■ THE PROBLEM ■
Can you output, word for word, the lines between the one holding "Generate a Python" and the one holding "time_pred = list(range(0, 1001, 20))", inclusive, leaving out any pictures?

■ INPUT MATERIAL ■

════════════════

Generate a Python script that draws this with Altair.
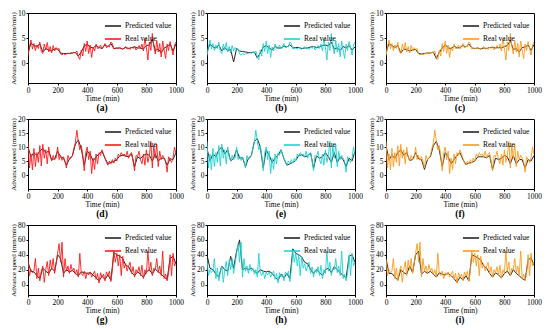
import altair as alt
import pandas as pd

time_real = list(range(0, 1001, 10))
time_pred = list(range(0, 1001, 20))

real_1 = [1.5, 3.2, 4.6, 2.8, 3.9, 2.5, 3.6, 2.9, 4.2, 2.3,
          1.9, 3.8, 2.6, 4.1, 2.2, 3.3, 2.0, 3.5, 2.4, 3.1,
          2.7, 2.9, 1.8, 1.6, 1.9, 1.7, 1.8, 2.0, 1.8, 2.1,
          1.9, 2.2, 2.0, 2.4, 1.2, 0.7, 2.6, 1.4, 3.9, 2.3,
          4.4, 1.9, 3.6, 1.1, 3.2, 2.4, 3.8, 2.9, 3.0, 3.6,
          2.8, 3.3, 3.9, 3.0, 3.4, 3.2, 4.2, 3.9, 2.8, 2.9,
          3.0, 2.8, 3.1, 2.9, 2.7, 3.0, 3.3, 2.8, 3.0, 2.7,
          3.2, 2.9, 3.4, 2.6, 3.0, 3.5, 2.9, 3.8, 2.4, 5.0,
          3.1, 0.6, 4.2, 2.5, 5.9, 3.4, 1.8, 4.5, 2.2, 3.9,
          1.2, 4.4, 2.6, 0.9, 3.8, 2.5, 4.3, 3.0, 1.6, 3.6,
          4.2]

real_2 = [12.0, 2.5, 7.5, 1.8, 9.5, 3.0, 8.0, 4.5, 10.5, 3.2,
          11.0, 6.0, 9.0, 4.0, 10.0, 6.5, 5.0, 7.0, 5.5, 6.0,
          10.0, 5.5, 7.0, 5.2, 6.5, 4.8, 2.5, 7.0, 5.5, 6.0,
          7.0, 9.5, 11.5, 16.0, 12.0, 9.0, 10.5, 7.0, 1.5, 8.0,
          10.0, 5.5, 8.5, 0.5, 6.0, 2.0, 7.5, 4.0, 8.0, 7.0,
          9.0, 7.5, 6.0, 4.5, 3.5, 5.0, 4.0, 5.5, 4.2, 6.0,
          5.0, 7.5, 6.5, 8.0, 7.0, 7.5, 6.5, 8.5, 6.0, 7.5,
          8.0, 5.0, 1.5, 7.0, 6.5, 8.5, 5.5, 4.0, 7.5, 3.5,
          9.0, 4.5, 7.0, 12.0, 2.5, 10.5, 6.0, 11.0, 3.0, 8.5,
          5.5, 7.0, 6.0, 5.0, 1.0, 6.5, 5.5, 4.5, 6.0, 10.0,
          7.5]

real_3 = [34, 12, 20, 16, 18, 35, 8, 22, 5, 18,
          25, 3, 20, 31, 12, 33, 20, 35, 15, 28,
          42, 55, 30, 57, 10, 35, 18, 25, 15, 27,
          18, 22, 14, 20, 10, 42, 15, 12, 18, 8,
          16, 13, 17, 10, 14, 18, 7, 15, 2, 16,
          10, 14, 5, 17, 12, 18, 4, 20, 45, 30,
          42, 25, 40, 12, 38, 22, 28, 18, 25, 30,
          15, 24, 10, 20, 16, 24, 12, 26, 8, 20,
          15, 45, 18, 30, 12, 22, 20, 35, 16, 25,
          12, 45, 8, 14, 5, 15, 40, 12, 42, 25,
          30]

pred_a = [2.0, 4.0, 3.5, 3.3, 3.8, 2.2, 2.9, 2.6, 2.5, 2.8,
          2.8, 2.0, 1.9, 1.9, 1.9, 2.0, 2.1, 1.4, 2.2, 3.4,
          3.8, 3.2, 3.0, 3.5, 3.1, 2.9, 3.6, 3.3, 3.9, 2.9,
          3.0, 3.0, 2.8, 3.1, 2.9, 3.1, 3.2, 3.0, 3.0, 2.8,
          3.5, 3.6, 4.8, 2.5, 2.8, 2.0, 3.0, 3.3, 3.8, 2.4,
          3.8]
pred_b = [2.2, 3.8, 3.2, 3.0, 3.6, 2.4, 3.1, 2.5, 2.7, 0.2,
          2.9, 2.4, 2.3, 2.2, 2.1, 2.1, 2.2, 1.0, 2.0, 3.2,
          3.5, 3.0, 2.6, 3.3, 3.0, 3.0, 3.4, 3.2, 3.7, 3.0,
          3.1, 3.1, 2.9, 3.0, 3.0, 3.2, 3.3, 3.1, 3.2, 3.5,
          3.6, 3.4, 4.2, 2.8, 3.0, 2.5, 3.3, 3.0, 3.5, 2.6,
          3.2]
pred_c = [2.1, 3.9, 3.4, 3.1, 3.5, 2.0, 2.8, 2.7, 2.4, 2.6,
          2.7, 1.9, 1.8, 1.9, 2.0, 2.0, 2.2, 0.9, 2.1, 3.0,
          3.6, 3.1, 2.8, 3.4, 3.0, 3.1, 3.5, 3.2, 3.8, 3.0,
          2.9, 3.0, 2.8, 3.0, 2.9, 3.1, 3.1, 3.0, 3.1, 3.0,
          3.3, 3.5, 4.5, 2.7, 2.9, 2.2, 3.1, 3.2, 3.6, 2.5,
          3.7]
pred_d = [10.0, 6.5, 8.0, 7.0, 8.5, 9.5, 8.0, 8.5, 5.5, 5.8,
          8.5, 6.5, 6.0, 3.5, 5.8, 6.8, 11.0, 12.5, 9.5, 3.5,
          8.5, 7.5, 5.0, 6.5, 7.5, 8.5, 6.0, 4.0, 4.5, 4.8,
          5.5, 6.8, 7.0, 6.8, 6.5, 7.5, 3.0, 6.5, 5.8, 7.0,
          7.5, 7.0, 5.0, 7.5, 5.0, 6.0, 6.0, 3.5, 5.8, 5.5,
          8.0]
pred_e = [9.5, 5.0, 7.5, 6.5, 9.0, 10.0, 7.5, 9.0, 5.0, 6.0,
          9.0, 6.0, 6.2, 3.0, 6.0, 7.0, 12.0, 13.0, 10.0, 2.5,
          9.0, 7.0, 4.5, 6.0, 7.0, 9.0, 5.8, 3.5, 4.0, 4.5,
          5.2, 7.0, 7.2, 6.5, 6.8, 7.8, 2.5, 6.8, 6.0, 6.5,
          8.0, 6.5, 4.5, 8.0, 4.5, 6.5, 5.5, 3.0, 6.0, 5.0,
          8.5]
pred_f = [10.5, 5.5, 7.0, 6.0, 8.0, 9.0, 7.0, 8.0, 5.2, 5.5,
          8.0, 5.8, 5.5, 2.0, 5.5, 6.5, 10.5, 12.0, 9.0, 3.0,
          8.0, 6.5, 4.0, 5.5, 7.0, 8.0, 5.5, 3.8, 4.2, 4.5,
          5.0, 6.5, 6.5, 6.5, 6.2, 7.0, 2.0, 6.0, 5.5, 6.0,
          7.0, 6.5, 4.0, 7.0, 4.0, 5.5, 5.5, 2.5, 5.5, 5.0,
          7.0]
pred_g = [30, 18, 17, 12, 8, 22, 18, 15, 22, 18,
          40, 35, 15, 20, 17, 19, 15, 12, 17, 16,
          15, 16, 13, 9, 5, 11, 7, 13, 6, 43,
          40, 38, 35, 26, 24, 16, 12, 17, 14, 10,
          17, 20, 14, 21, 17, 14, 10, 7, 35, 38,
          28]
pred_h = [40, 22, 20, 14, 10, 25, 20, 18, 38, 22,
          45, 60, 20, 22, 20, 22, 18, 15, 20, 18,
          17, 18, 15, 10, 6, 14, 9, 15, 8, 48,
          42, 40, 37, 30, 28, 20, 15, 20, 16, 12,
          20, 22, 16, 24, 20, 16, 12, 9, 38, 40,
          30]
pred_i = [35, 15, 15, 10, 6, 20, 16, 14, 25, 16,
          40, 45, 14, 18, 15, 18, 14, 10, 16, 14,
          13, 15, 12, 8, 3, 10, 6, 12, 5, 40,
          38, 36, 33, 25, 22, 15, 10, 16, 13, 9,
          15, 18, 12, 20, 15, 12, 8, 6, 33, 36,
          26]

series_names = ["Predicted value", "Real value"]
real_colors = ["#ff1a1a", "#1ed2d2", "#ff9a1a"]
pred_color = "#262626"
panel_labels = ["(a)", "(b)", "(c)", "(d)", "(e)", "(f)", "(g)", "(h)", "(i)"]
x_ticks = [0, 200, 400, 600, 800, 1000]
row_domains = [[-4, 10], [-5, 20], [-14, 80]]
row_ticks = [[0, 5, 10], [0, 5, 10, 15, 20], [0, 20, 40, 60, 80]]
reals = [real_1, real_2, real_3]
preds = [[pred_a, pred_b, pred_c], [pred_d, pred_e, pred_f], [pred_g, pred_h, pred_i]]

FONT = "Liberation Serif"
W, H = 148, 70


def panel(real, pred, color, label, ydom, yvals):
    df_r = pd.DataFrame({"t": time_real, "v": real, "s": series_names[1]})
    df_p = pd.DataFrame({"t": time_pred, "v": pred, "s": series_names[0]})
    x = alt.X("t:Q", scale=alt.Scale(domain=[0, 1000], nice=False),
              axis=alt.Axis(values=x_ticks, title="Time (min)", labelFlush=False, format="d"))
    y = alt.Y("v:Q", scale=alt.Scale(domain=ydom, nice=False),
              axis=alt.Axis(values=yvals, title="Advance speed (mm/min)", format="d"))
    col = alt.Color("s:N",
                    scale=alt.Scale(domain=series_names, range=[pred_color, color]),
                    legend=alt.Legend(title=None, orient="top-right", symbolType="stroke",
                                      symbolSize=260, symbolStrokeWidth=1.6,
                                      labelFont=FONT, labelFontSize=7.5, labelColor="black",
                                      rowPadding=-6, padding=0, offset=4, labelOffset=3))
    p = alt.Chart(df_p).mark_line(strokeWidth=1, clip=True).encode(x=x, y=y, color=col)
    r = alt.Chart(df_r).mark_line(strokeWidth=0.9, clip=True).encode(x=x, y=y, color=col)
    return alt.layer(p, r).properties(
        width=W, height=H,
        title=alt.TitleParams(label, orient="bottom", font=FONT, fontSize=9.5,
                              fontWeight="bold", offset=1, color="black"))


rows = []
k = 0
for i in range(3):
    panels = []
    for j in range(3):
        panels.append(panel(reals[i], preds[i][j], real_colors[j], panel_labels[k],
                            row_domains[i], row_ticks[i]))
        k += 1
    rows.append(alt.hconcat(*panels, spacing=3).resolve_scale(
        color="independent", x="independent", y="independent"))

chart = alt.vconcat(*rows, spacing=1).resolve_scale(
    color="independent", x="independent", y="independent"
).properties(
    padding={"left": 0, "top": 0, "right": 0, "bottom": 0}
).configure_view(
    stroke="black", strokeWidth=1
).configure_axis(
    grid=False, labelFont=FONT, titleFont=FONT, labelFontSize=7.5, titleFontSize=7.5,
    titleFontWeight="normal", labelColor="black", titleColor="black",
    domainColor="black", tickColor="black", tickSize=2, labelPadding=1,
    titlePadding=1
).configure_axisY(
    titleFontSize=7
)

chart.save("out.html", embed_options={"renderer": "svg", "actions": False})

════════════════

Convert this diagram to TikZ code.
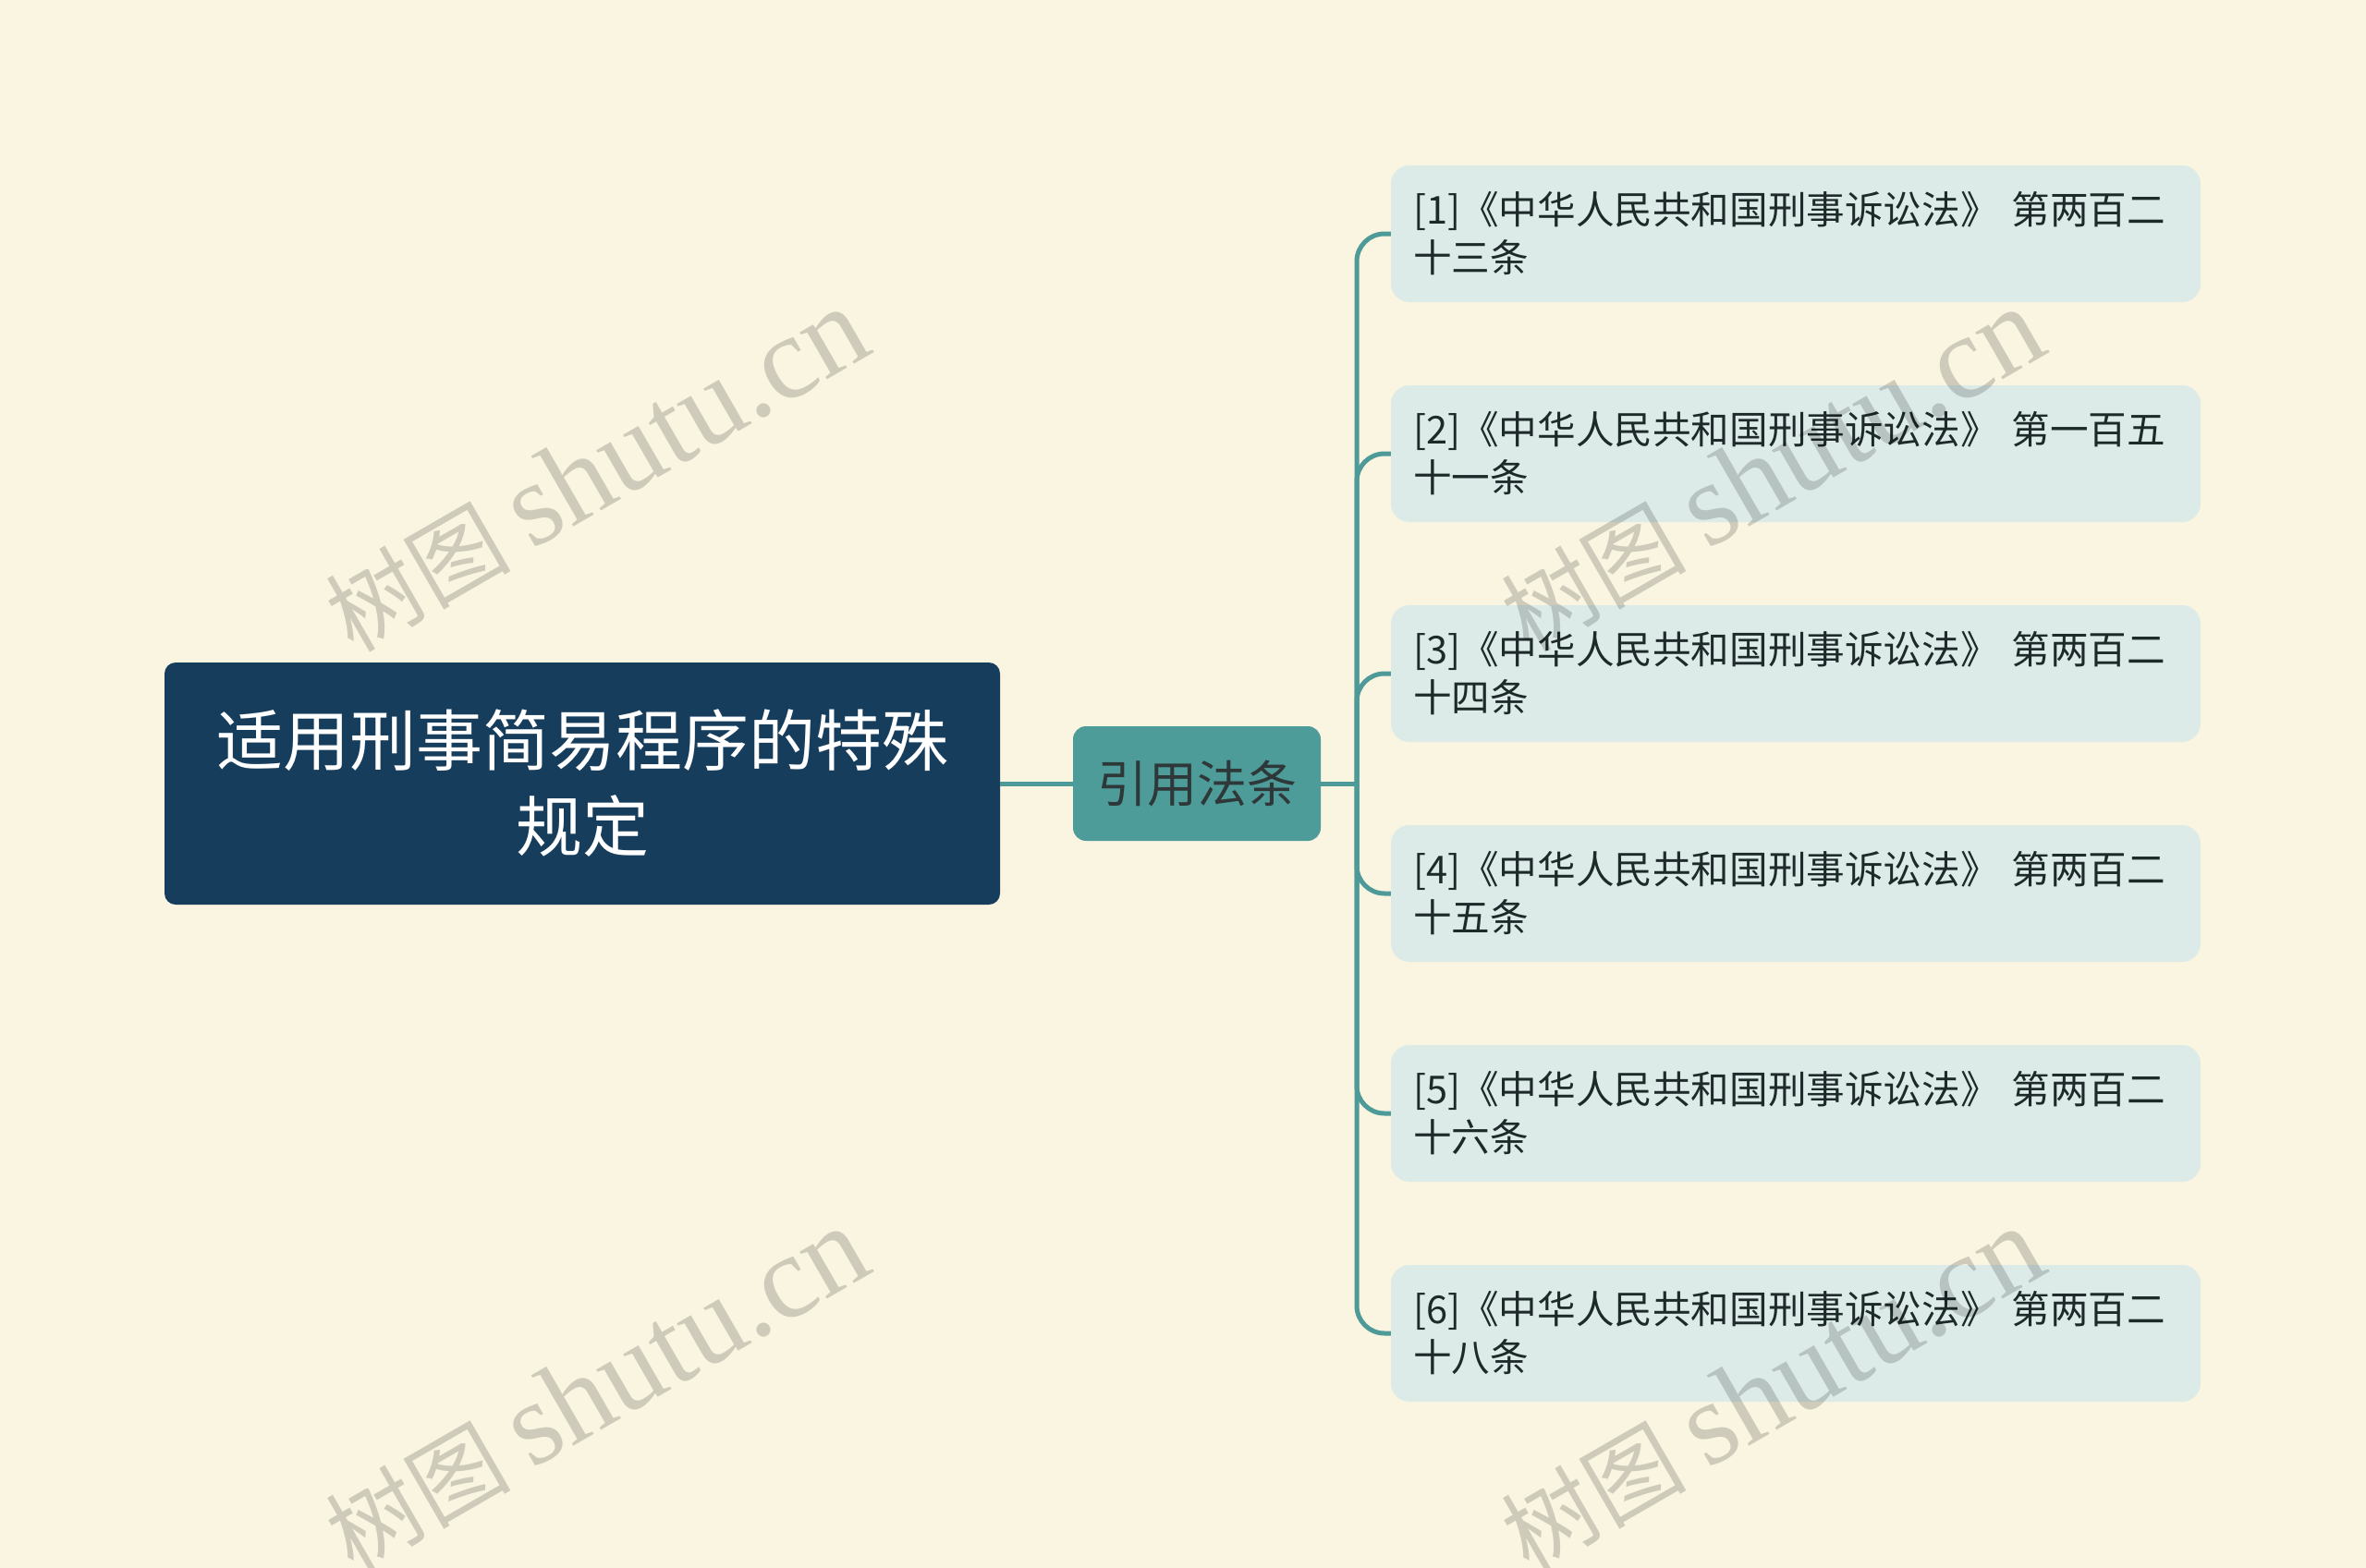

════════════════

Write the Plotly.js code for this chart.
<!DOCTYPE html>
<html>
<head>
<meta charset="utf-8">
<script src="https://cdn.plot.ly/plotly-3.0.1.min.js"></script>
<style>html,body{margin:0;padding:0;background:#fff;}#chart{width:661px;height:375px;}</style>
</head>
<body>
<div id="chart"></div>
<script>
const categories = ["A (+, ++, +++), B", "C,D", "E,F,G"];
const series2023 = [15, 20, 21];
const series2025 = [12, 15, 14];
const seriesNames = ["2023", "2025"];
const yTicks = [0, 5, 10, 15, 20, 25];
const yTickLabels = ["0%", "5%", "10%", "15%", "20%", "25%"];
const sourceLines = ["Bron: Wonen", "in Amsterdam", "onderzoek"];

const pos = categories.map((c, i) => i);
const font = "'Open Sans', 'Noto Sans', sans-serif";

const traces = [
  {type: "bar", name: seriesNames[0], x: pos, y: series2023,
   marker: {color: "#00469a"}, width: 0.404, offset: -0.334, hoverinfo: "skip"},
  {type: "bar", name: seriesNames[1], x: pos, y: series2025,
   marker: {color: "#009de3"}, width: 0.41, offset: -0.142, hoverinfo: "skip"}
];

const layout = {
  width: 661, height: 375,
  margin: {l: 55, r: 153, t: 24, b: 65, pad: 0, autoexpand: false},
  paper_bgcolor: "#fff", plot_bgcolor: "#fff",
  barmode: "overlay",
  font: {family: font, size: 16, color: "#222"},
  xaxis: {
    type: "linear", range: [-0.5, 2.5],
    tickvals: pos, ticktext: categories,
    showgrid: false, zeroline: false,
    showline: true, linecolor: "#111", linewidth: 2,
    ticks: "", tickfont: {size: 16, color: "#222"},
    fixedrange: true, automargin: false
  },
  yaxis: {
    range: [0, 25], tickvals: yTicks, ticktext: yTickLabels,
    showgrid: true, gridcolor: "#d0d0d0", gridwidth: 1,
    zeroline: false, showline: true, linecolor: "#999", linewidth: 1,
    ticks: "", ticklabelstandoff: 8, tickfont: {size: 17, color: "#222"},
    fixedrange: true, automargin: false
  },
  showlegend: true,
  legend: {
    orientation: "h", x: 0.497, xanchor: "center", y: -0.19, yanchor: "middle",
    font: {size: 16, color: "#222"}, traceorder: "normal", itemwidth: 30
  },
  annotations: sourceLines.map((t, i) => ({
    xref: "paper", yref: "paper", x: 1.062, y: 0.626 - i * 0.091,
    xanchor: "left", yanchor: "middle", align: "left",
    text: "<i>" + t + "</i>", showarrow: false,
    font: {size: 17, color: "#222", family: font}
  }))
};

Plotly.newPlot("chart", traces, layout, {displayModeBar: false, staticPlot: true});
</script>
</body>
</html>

════════════════

■ ANSWER FOR THIS EXERCISE ■
Generate a Python script that draws this with Altair.
import altair as alt
import pandas as pd

time_real = list(range(0, 1001, 10))
time_pred = list(range(0, 1001, 20))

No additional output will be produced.